SHORT EXERCISE: Transcribe all of the data exactly. Omit the pictures.

RECORDED INFORMATION:
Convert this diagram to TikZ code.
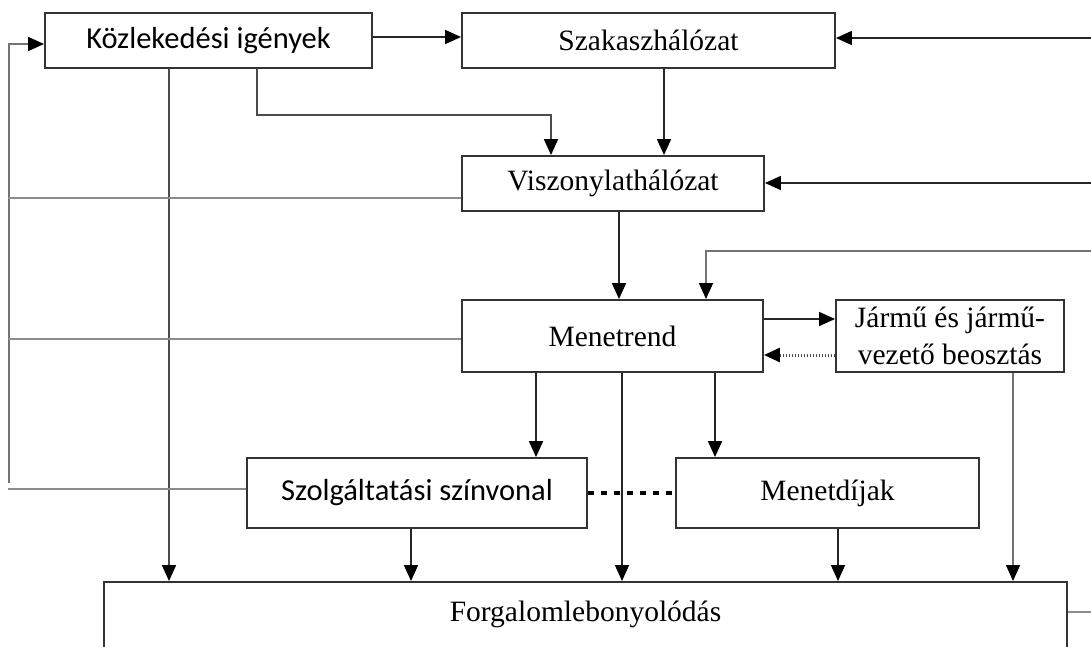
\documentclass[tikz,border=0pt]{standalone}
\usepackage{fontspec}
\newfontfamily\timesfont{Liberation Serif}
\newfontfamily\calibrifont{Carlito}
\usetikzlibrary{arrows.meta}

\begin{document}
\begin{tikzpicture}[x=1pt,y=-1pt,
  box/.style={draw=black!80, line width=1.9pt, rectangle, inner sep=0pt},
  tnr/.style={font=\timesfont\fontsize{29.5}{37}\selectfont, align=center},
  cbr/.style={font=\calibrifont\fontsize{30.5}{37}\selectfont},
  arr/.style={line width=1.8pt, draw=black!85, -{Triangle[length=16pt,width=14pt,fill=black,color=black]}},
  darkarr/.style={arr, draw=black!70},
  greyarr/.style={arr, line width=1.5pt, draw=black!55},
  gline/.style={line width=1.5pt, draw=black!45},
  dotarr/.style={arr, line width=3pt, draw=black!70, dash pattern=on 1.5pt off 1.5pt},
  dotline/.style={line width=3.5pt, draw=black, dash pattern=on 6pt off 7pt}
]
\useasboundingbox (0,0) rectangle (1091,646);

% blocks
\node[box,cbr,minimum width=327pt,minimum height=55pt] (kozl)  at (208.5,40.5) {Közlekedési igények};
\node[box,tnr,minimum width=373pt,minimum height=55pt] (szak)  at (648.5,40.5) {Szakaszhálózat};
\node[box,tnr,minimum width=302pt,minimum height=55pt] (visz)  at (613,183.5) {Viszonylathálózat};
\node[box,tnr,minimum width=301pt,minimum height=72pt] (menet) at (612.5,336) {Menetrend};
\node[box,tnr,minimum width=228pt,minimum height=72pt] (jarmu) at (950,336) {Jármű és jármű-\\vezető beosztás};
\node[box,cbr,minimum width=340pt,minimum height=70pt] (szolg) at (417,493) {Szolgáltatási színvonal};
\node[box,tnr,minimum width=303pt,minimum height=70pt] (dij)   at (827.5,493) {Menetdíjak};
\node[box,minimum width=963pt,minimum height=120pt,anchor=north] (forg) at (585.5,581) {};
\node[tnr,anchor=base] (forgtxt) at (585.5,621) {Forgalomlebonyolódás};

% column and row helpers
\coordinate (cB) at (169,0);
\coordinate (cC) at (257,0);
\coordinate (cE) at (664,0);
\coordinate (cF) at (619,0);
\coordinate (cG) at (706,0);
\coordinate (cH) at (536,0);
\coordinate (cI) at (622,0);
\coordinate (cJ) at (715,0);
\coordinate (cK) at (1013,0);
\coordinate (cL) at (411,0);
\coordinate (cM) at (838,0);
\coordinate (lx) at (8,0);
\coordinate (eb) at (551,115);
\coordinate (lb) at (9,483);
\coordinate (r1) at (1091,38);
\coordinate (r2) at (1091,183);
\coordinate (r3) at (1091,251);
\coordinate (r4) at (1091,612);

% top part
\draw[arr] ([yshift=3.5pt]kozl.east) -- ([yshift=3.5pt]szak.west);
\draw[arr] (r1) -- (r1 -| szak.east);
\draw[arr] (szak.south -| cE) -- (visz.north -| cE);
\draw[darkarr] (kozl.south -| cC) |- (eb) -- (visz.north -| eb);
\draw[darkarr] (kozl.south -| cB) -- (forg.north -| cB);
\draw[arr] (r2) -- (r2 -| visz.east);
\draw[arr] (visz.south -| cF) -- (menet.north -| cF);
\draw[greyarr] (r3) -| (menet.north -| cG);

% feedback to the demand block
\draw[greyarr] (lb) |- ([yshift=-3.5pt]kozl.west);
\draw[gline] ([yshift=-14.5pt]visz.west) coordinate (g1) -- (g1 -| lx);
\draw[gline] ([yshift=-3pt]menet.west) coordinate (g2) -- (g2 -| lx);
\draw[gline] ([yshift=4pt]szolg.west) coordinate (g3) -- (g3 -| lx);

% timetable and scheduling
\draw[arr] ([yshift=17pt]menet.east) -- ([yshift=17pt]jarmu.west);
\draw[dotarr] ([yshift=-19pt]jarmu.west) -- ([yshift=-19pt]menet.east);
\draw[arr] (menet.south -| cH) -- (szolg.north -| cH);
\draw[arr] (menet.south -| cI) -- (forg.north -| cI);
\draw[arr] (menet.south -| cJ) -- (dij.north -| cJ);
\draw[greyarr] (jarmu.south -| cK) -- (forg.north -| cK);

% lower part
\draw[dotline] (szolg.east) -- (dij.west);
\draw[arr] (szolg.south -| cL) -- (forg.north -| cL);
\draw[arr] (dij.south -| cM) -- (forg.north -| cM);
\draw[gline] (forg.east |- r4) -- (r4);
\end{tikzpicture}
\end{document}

ANSWER FOR THE TASK:
Convert this diagram to TikZ code.
\documentclass[tikz,border=0pt]{standalone}
\usepackage{fontspec}
\newfontfamily\timesfont{Liberation Serif}
\newfontfamily\calibrifont{Carlito}
\usetikzlibrary{arrows.meta}

\begin{document}
\begin{tikzpicture}[x=1pt,y=-1pt,
  box/.style={draw=black!80, line width=1.9pt, rectangle, inner sep=0pt},
  tnr/.style={font=\timesfont\fontsize{29.5}{37}\selectfont, align=center},
  cbr/.style={font=\calibrifont\fontsize{30.5}{37}\selectfont},
  arr/.style={line width=1.8pt, draw=black!85, -{Triangle[length=16pt,width=14pt,fill=black,color=black]}},
  darkarr/.style={arr, draw=black!70},
  greyarr/.style={arr, line width=1.5pt, draw=black!55},
  gline/.style={line width=1.5pt, draw=black!45},
  dotarr/.style={arr, line width=3pt, draw=black!70, dash pattern=on 1.5pt off 1.5pt},
  dotline/.style={line width=3.5pt, draw=black, dash pattern=on 6pt off 7pt}
]
\useasboundingbox (0,0) rectangle (1091,646);

% blocks
\node[box,cbr,minimum width=327pt,minimum height=55pt] (kozl)  at (208.5,40.5) {Közlekedési igények};
\node[box,tnr,minimum width=373pt,minimum height=55pt] (szak)  at (648.5,40.5) {Szakaszhálózat};
\node[box,tnr,minimum width=302pt,minimum height=55pt] (visz)  at (613,183.5) {Viszonylathálózat};
\node[box,tnr,minimum width=301pt,minimum height=72pt] (menet) at (612.5,336) {Menetrend};
\node[box,tnr,minimum width=228pt,minimum height=72pt] (jarmu) at (950,336) {Jármű és jármű-\\vezető beosztás};
\node[box,cbr,minimum width=340pt,minimum height=70pt] (szolg) at (417,493) {Szolgáltatási színvonal};
\node[box,tnr,minimum width=303pt,minimum height=70pt] (dij)   at (827.5,493) {Menetdíjak};
\node[box,minimum width=963pt,minimum height=120pt,anchor=north] (forg) at (585.5,581) {};
\node[tnr,anchor=base] (forgtxt) at (585.5,621) {Forgalomlebonyolódás};

% column and row helpers
\coordinate (cB) at (169,0);
\coordinate (cC) at (257,0);
\coordinate (cE) at (664,0);
\coordinate (cF) at (619,0);
\coordinate (cG) at (706,0);
\coordinate (cH) at (536,0);
\coordinate (cI) at (622,0);
\coordinate (cJ) at (715,0);
\coordinate (cK) at (1013,0);
\coordinate (cL) at (411,0);
\coordinate (cM) at (838,0);
\coordinate (lx) at (8,0);
\coordinate (eb) at (551,115);
\coordinate (lb) at (9,483);
\coordinate (r1) at (1091,38);
\coordinate (r2) at (1091,183);
\coordinate (r3) at (1091,251);
\coordinate (r4) at (1091,612);

% top part
\draw[arr] ([yshift=3.5pt]kozl.east) -- ([yshift=3.5pt]szak.west);
\draw[arr] (r1) -- (r1 -| szak.east);
\draw[arr] (szak.south -| cE) -- (visz.north -| cE);
\draw[darkarr] (kozl.south -| cC) |- (eb) -- (visz.north -| eb);
\draw[darkarr] (kozl.south -| cB) -- (forg.north -| cB);
\draw[arr] (r2) -- (r2 -| visz.east);
\draw[arr] (visz.south -| cF) -- (menet.north -| cF);
\draw[greyarr] (r3) -| (menet.north -| cG);

% feedback to the demand block
\draw[greyarr] (lb) |- ([yshift=-3.5pt]kozl.west);
\draw[gline] ([yshift=-14.5pt]visz.west) coordinate (g1) -- (g1 -| lx);
\draw[gline] ([yshift=-3pt]menet.west) coordinate (g2) -- (g2 -| lx);
\draw[gline] ([yshift=4pt]szolg.west) coordinate (g3) -- (g3 -| lx);

% timetable and scheduling
\draw[arr] ([yshift=17pt]menet.east) -- ([yshift=17pt]jarmu.west);
\draw[dotarr] ([yshift=-19pt]jarmu.west) -- ([yshift=-19pt]menet.east);
\draw[arr] (menet.south -| cH) -- (szolg.north -| cH);
\draw[arr] (menet.south -| cI) -- (forg.north -| cI);
\draw[arr] (menet.south -| cJ) -- (dij.north -| cJ);
\draw[greyarr] (jarmu.south -| cK) -- (forg.north -| cK);

% lower part
\draw[dotline] (szolg.east) -- (dij.west);
\draw[arr] (szolg.south -| cL) -- (forg.north -| cL);
\draw[arr] (dij.south -| cM) -- (forg.north -| cM);
\draw[gline] (forg.east |- r4) -- (r4);
\end{tikzpicture}
\end{document}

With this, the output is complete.